— START —
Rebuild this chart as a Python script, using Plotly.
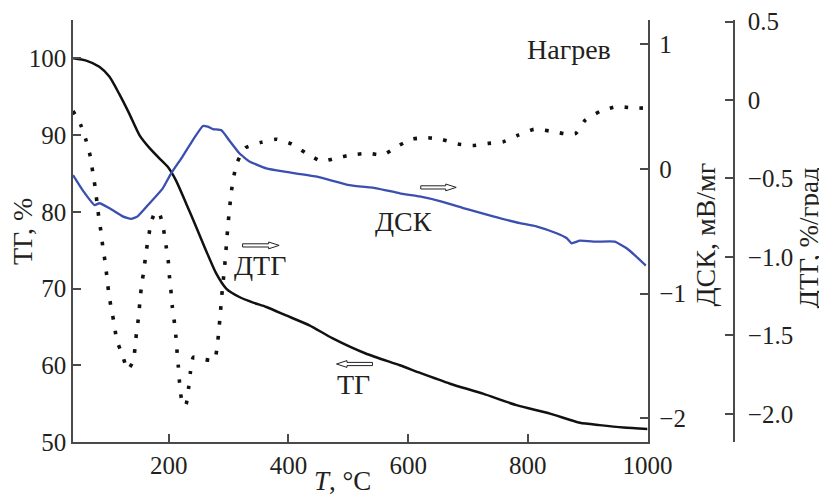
import plotly.graph_objects as go

# ---------------- data ----------------
tg_T = [40, 62, 84, 101, 117, 134, 151, 168, 184, 198, 212, 229, 246, 262, 279, 296,
        318, 340, 363, 396, 435, 474, 530, 586, 620, 670, 725, 781, 837, 887, 920, 960, 1000]
tg_val = [100.0, 99.7, 98.9, 97.6, 95.4, 92.8, 90.0, 88.3, 87.0, 85.9, 84.1, 81.1, 78.0, 75.0,
          72.0, 70.0, 68.9, 68.2, 67.6, 66.5, 65.2, 63.5, 61.5, 60.0, 59.0, 57.6, 56.3, 54.8,
          53.7, 52.5, 52.2, 51.9, 51.7]

dsc_T = [40, 56, 76, 84, 101, 123, 137, 148, 168, 190, 204, 223, 240, 257, 265, 274, 288,
         301, 318, 335, 363, 391, 446, 502, 547, 586, 619, 653, 697, 742, 787, 814, 848,
         865, 873, 887, 915, 945, 965, 993, 997]
dsc_val = [-0.05, -0.17, -0.29, -0.275, -0.315, -0.38, -0.40, -0.38, -0.275, -0.155, -0.035,
           0.10, 0.23, 0.345, 0.34, 0.32, 0.31, 0.23, 0.126, 0.06, 0.005, -0.02, -0.06, -0.13,
           -0.155, -0.195, -0.22, -0.257, -0.32, -0.38, -0.435, -0.46, -0.516, -0.556, -0.596,
           -0.575, -0.583, -0.583, -0.636, -0.756, -0.775]

dtg_T = [40, 53, 62, 69, 73, 77, 80, 83, 87, 90, 94, 97, 100, 104, 109, 113, 122, 131.5,
         141, 144, 146.5, 150, 152, 155, 159, 162, 166, 170.5, 178, 185, 191.5, 195.5, 199,
         201, 203.5, 206, 209.5, 212, 214, 216, 218, 221, 226, 229, 233, 236, 241, 255, 276,
         281, 283.6, 286, 288, 290.5, 293, 295, 297, 299, 301.5, 304, 308, 314, 328, 354,
         380, 405, 430, 455, 480, 505, 533, 558, 580, 605, 630, 655, 683, 708, 733, 759,
         784, 810, 837, 862, 880, 896, 922, 947, 973, 1000]
dtg_val = [-0.07, -0.16, -0.26, -0.36, -0.46, -0.556, -0.65, -0.745, -0.847, -0.943, -1.04,
           -1.14, -1.24, -1.33, -1.43, -1.53, -1.62, -1.72, -1.66, -1.56, -1.47, -1.37, -1.27,
           -1.17, -1.07, -0.97, -0.88, -0.78, -0.71, -0.73, -0.83, -0.93, -1.02, -1.12, -1.21,
           -1.32, -1.42, -1.51, -1.61, -1.70, -1.80, -1.90, -1.95, -1.94, -1.84, -1.74, -1.64,
           -1.65, -1.66, -1.57, -1.47, -1.37, -1.27, -1.17, -1.08, -0.985, -0.89, -0.79,
           -0.70, -0.60, -0.50, -0.40, -0.305, -0.27, -0.25, -0.28, -0.34, -0.39, -0.37,
           -0.35, -0.34, -0.35, -0.30, -0.25, -0.24, -0.25, -0.28, -0.29, -0.277, -0.266,
           -0.224, -0.187, -0.198, -0.215, -0.213, -0.128, -0.07, -0.043, -0.049, -0.053]

x_ticks = [200, 400, 600, 800, 1000]
tg_ticks = [50, 60, 70, 80, 90, 100]
dsc_ticks = [-2, -1, 0, 1]
dsc_ticktext = ["\u22122", "\u22121", "0", "1"]
dtg_ticks = [-2.0, -1.5, -1.0, -0.5, 0, 0.5]
dtg_ticktext = ["\u22122.0", "\u22121.5", "\u22121.0", "\u22120.5", "0", "0.5"]

# ---------------- layout geometry (page pixels; page body has an 8px offset) ----------------
OFF = 8
W, H = 827 - OFF, 497 - OFF
LEFT, RIGHT_DSC, RIGHT_DTG, TOP, BOTTOM = 73, 648, 734.5, 20, 442
ML = LEFT - OFF
MT = TOP - OFF
MR = W - (RIGHT_DTG - OFF)
MB = H - (BOTTOM - OFF)
PW, PH = W - ML - MR, H - MT - MB
XDOM = (RIGHT_DSC - LEFT) / PW

def px(x):
    return (x - LEFT) / PW

def py(y):
    return (BOTTOM - y) / PH

FONT = "Liberation Serif, Times New Roman, serif"
TXT = "#231f20"
AX = "#4a4a4a"

fig = go.Figure()
fig.add_trace(go.Scatter(x=tg_T, y=tg_val, mode="lines", yaxis="y",
                         line=dict(color="#111111", width=2.5, shape="spline", smoothing=0.6)))
fig.add_trace(go.Scatter(x=dsc_T, y=dsc_val, mode="lines", yaxis="y2",
                         line=dict(color="#3b4fb0", width=2.3, shape="spline", smoothing=0.4)))
fig.add_trace(go.Scatter(x=dtg_T, y=dtg_val, mode="lines", yaxis="y3",
                         line=dict(color="#111111", width=3.6, dash="3.6px,11.4px",
                                   shape="spline", smoothing=0.5)))

common = dict(showgrid=False, zeroline=False, showline=True, linecolor=AX, linewidth=1.6,
              ticks="inside", ticklen=8, tickwidth=1.5, tickcolor=AX, automargin=False,
              ticklabeloverflow="allow",
              tickfont=dict(family=FONT, size=25, color=TXT))

fig.update_layout(
    template="none",
    width=W, height=H, margin=dict(l=ML, r=MR, t=MT, b=MB, autoexpand=False),
    paper_bgcolor="white", plot_bgcolor="white", showlegend=False,
    xaxis=dict(domain=[0, XDOM], range=[40, 1000], tickvals=x_ticks, **common),
    yaxis=dict(range=[50, 105], tickvals=tg_ticks, **common),
    yaxis2=dict(overlaying="y", side="right", anchor="x", range=[-2.19, 1.195],
                tickvals=dsc_ticks, ticktext=dsc_ticktext, ticklabelstandoff=5, **common),
    yaxis3=dict(overlaying="y", side="right", anchor="free", position=1.0,
                range=[-2.18, 0.51], tickvals=dtg_ticks, ticktext=dtg_ticktext,
                ticklabelstandoff=8, **common),
)

def ann(text, x, y, angle=0, size=28):
    fig.add_annotation(text=text, x=px(x), y=py(y), xref="paper", yref="paper",
                       showarrow=False, textangle=angle, xanchor="center", yanchor="middle",
                       font=dict(family=FONT, size=size, color=TXT))

ann("ТГ, %", 22, 232, -90)
ann("ДСК, мВ/мг", 705, 235, -90)
ann("ДТГ, %/град", 810, 237, -90, 27)
ann("<i>T</i>, °C", 343, 481, 0, 27)
ann("Нагрев", 569, 50)
ann("ДСК", 404, 222)
ann("ДТГ", 260, 265)
ann("ТГ", 354, 384)

def arrow(x0, x1, yc, right=True):
    hs, hh, head = 1.6, 3.4, 10.5
    if right:
        pts = [(x0, yc - hs), (x1 - head, yc - hs), (x1 - head, yc - hh), (x1, yc),
               (x1 - head, yc + hh), (x1 - head, yc + hs), (x0, yc + hs)]
    else:
        pts = [(x1, yc - hs), (x0 + head, yc - hs), (x0 + head, yc - hh), (x0, yc),
               (x0 + head, yc + hh), (x0 + head, yc + hs), (x1, yc + hs)]
    path = "M " + " L ".join(f"{px(a):.5f},{py(b):.5f}" for a, b in pts) + " Z"
    fig.add_shape(type="path", path=path, xref="paper", yref="paper",
                  fillcolor="white", line=dict(color="#222222", width=1))

arrow(421, 456.5, 187.4, True)
arrow(242.7, 279.3, 245.4, True)
arrow(336.7, 372.7, 364, False)

fig.write_html("out.html")
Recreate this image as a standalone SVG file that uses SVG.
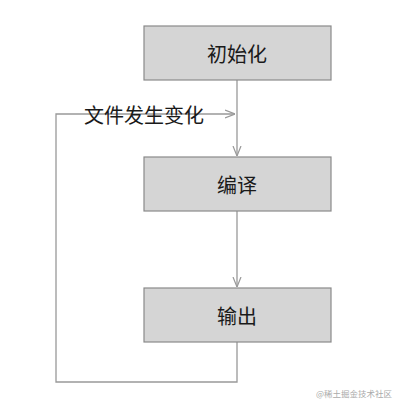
<svg xmlns="http://www.w3.org/2000/svg" width="403" height="410" viewBox="0 0 403 410">
<style>
.box{fill:#d5d5d5;stroke:#8a8a8a;stroke-width:1.2}
.lbl{font-family:"Noto Sans CJK SC","Noto Sans",sans-serif;font-size:20px;fill:#1a1a1a;text-anchor:middle;dominant-baseline:central}
.ln{fill:none;stroke:#999;stroke-width:1.3}
.wm{font-family:"Noto Sans CJK SC",sans-serif;font-size:8.5px;fill:#aaa;text-anchor:end}
</style>
<defs>
<marker id="ah" viewBox="0 0 10 10" refX="10" refY="5" markerWidth="10" markerHeight="10" markerUnits="userSpaceOnUse" orient="auto">
<path d="M0,1 L10,5 L0,9" fill="none" stroke="#999" stroke-width="1.2"/>
</marker>
</defs>
<g id="connectors">
<line class="ln" x1="237" y1="80" x2="237" y2="156" marker-end="url(#ah)"/>
<line class="ln" x1="237" y1="211" x2="237" y2="287" marker-end="url(#ah)"/>
<polyline class="ln" points="237,342 237,382 56,382 56,114 235,114" marker-end="url(#ah)"/>
</g>
<g id="label-change">
<text class="lbl" x="144" y="114">文件发生变化</text>
</g>
<g id="node-init">
<rect class="box" x="144" y="26" width="187" height="54"/>
<text class="lbl" x="237" y="53">初始化</text>
</g>
<g id="node-compile">
<rect class="box" x="144" y="157" width="187" height="54"/>
<text class="lbl" x="237" y="184">编译</text>
</g>
<g id="node-output">
<rect class="box" x="144" y="288" width="187" height="54"/>
<text class="lbl" x="237" y="315">输出</text>
</g>
<text class="wm" x="392" y="397">@稀土掘金技术社区</text>
</svg>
— END —
The problem | Above are the records; repeat their lines from the first through the line containing "import plotly.graph_objects as go", and leave out each picture.

Complete answer |
Rebuild this chart as a Python script, using Plotly.
import plotly.graph_objects as go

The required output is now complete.